Esse tipo de prática é um exercício de ascese espiritual capaz de colocar o Logoi no comando de Timós e Eros. O que Platão reconheceu em sua avaliação da Alma, é que ela se trata de um sistema. O Logoi raciocina, Timós sente e Eros deseja. Essas partes da Alma estão em comunicação umas com as outras e o Logoi deve comandar Timós e Eros como um capitão comanda uma embarcação, a menos que haja um motim. Platão compreendia que todos nós somos como embarcações em motim, quando os tripulantes se digladiam diante de um capitão fraco e sem punho. O trabalho consiste, dessa maneira, em proporcionar ao Logoi através da teurgia (que inclui um estilo de vida filosófico) as condições naturais para que ele exerça suas funções, uma conexão ou sintonia entre a mente do teurgo e a Mente de Deus.

NOTAS:
[1] Aristóteles possuía uma visão integral da Alma, mas a classificou em a. vegetativa, que é a potência nutritiva e reprodutiva dos seres vivos; b. sensitiva, que compreende a sensibilidade e movimento próprios ao animal; e c. intelectiva ou dianoética, que é própria do homem.

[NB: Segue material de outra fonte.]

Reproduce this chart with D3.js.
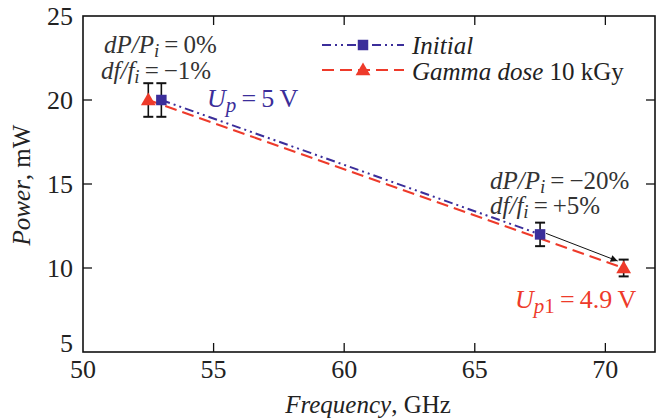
<!DOCTYPE html>
<html><head><meta charset="utf-8">
<script src="https://cdn.jsdelivr.net/npm/d3@7"></script>
</head><body style="margin:0">
<svg id="c" width="657" height="419"></svg>
<script>
const xTicks = [50, 55, 60, 65, 70];
const yTicks = [5, 10, 15, 20, 25];
const seriesNames = ["Initial", "Gamma dose"];
const initialFreq = [53.0, 67.5];
const initialPower = [20.0, 12.0];
const initialErr = [1.0, 0.7];
const gammaFreq = [52.5, 70.7];
const gammaPower = [20.0, 10.0];
const gammaErr = [1.0, 0.5];

const svg = d3.select("#c");
const L = 83, R = 655, T = 16, B = 352;
const x = d3.scaleLinear().domain([50, 71.9]).range([L, R]);
const y = d3.scaleLinear().domain([5, 25]).range([B, T]);
const blue = "#3b2e9a", red = "#ee3a2a", gray = "#333";
function txt(xp, yp, size, color) {
  return svg.append("text").style("font-family", "Liberation Serif")
    .attr("x", xp).attr("y", yp).style("font-size", size + "px").style("fill", color);
}

svg.append("rect").attr("x", L).attr("y", T).attr("width", R - L).attr("height", B - T)
  .attr("fill", "none").attr("stroke", "#111").attr("stroke-width", 1.6);

const tl = 9;
xTicks.forEach(t => {
  if (t === 50) return;
  svg.append("line").attr("x1", x(t)).attr("x2", x(t)).attr("y1", B).attr("y2", B - tl).attr("stroke", "#111").attr("stroke-width", 1.3);
  svg.append("line").attr("x1", x(t)).attr("x2", x(t)).attr("y1", T).attr("y2", T + tl).attr("stroke", "#111").attr("stroke-width", 1.3);
});
yTicks.forEach(t => {
  if (t === 5 || t === 25) return;
  svg.append("line").attr("x1", L).attr("x2", L + tl).attr("y1", y(t)).attr("y2", y(t)).attr("stroke", "#111").attr("stroke-width", 1.3);
  svg.append("line").attr("x1", R).attr("x2", R - tl).attr("y1", y(t)).attr("y2", y(t)).attr("stroke", "#111").attr("stroke-width", 1.3);
});
xTicks.forEach(t => {
  txt(x(t), B + 26, 26, "#222").attr("text-anchor", "middle").text(t);
});
yTicks.forEach(t => {
  txt(L - 10, y(t) + (t === 5 ? 0 : 9), 26, "#222").attr("text-anchor", "end").text(t);
});
const xt = txt(368, 413, 25, "#222").attr("text-anchor", "middle");
xt.append("tspan").style("font-style", "italic").text("Frequency");
xt.append("tspan").text(", GHz");
const yt = txt(0, 0, 25, "#222").attr("transform", "translate(30,185) rotate(-90)").attr("text-anchor", "middle");
yt.append("tspan").style("font-style", "italic").text("Power");
yt.append("tspan").text(", mW");

const line = d3.line().x(d => x(d[0])).y(d => y(d[1]));
const iData = initialFreq.map((f, i) => [f, initialPower[i], initialErr[i]]);
const gData = gammaFreq.map((f, i) => [f, gammaPower[i], gammaErr[i]]);
const blueDash = "9,4,2,4,2,4";
const redDash = "12,6";
svg.append("path").attr("d", line(gData)).attr("fill", "none").attr("stroke", red).attr("stroke-width", 2).attr("stroke-dasharray", redDash);
svg.append("path").attr("d", line(iData)).attr("fill", "none").attr("stroke", blue).attr("stroke-width", 2).attr("stroke-dasharray", blueDash);

function errBar(d) {
  const cx = x(d[0]);
  const y1 = y(d[1] + d[2]), y2 = y(d[1] - d[2]);
  svg.append("line").attr("x1", cx).attr("x2", cx).attr("y1", y1).attr("y2", y2).attr("stroke", "#111").attr("stroke-width", 1.6);
  [y1, y2].forEach(yy => svg.append("line").attr("x1", cx - 5).attr("x2", cx + 5).attr("y1", yy).attr("y2", yy).attr("stroke", "#111").attr("stroke-width", 2));
}
iData.forEach(errBar);
gData.forEach(errBar);

svg.append("defs").append("marker").attr("id", "ah").attr("viewBox", "0 0 10 10").attr("refX", 10).attr("refY", 5)
  .attr("markerWidth", 9).attr("markerHeight", 7).attr("orient", "auto").attr("markerUnits", "userSpaceOnUse")
  .append("path").attr("d", "M0,0L10,5L0,10Z").attr("fill", "#111");
svg.append("line").attr("x1", x(initialFreq[1]) + 6).attr("y1", y(initialPower[1]) - 1)
  .attr("x2", x(gammaFreq[1]) - 6).attr("y2", y(gammaPower[1]) - 7)
  .attr("stroke", "#111").attr("stroke-width", 1).attr("marker-end", "url(#ah)");

const sq = d3.symbol().type(d3.symbolSquare).size(110);
const tri = d3.symbol().type(d3.symbolTriangle).size(95);
svg.selectAll(".sq").data(iData).join("path").attr("transform", d => `translate(${x(d[0])},${y(d[1])})`).attr("d", sq).attr("fill", blue);
svg.selectAll(".tri").data(gData).join("path").attr("transform", d => `translate(${x(d[0])},${y(d[1]) + 1})`).attr("d", tri).attr("fill", red);

const lx1 = 322, lx2 = 404, lxm = 363;
svg.append("line").attr("x1", lx1).attr("x2", lx2).attr("y1", 45).attr("y2", 45).attr("stroke", blue).attr("stroke-width", 2).attr("stroke-dasharray", blueDash);
svg.append("path").attr("transform", `translate(${lxm},45)`).attr("d", sq).attr("fill", blue);
svg.append("line").attr("x1", lx1).attr("x2", lx2).attr("y1", 70).attr("y2", 70).attr("stroke", red).attr("stroke-width", 2).attr("stroke-dasharray", redDash);
svg.append("path").attr("transform", `translate(${lxm},71)`).attr("d", tri).attr("fill", red);
txt(412, 54, 25, "#222").style("font-style", "italic").text(seriesNames[0]);
const lg2 = txt(412, 80, 25, "#222");
lg2.append("tspan").style("font-style", "italic").text(seriesNames[1]);
lg2.append("tspan").text(" 10 kGy");

function ratio(xp, yp, num, den, val, color) {
  const t = txt(xp, yp, 25, color);
  t.append("tspan").style("font-style", "italic").text(num + "/" + den);
  t.append("tspan").style("font-style", "italic").style("font-size", "19px").attr("dy", 4).text("i");
  t.append("tspan").attr("dy", -4).text("\u2009=\u2009" + val);
  return t;
}
ratio(104, 53, "dP", "P", "0%", gray);
ratio(101, 79, "df", "f", "\u22121%", gray);
ratio(490, 189, "dP", "P", "\u221220%", gray);
ratio(490, 214, "df", "f", "+5%", gray);

const u1 = txt(207, 107, 26, blue);
u1.append("tspan").style("font-style", "italic").text("U");
u1.append("tspan").style("font-style", "italic").style("font-size", "21px").attr("dy", 5).text("p");
u1.append("tspan").attr("dy", -5).text("\u2009=\u20095\u2009V");
const u2 = txt(515, 308, 26, red);
u2.append("tspan").style("font-style", "italic").text("U");
u2.append("tspan").style("font-style", "italic").style("font-size", "21px").attr("dy", 5).text("p");
u2.append("tspan").style("font-size", "21px").text("1");
u2.append("tspan").attr("dy", -5).text("\u2009=\u20094.9\u2009V");
</script>
</body></html>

[2] Elas são chamadas de espécies por Platão, sendo: o poder racional pelo qual a Alma raciocina e domina os impulsos corpóreos; o poder concupiscível ou irracional que preside os impulsos animalescos, desejos e necessidades do corpo; e o poder irascível que auxilia o princípio racional e luta por àquilo que a razão elege como causa justa.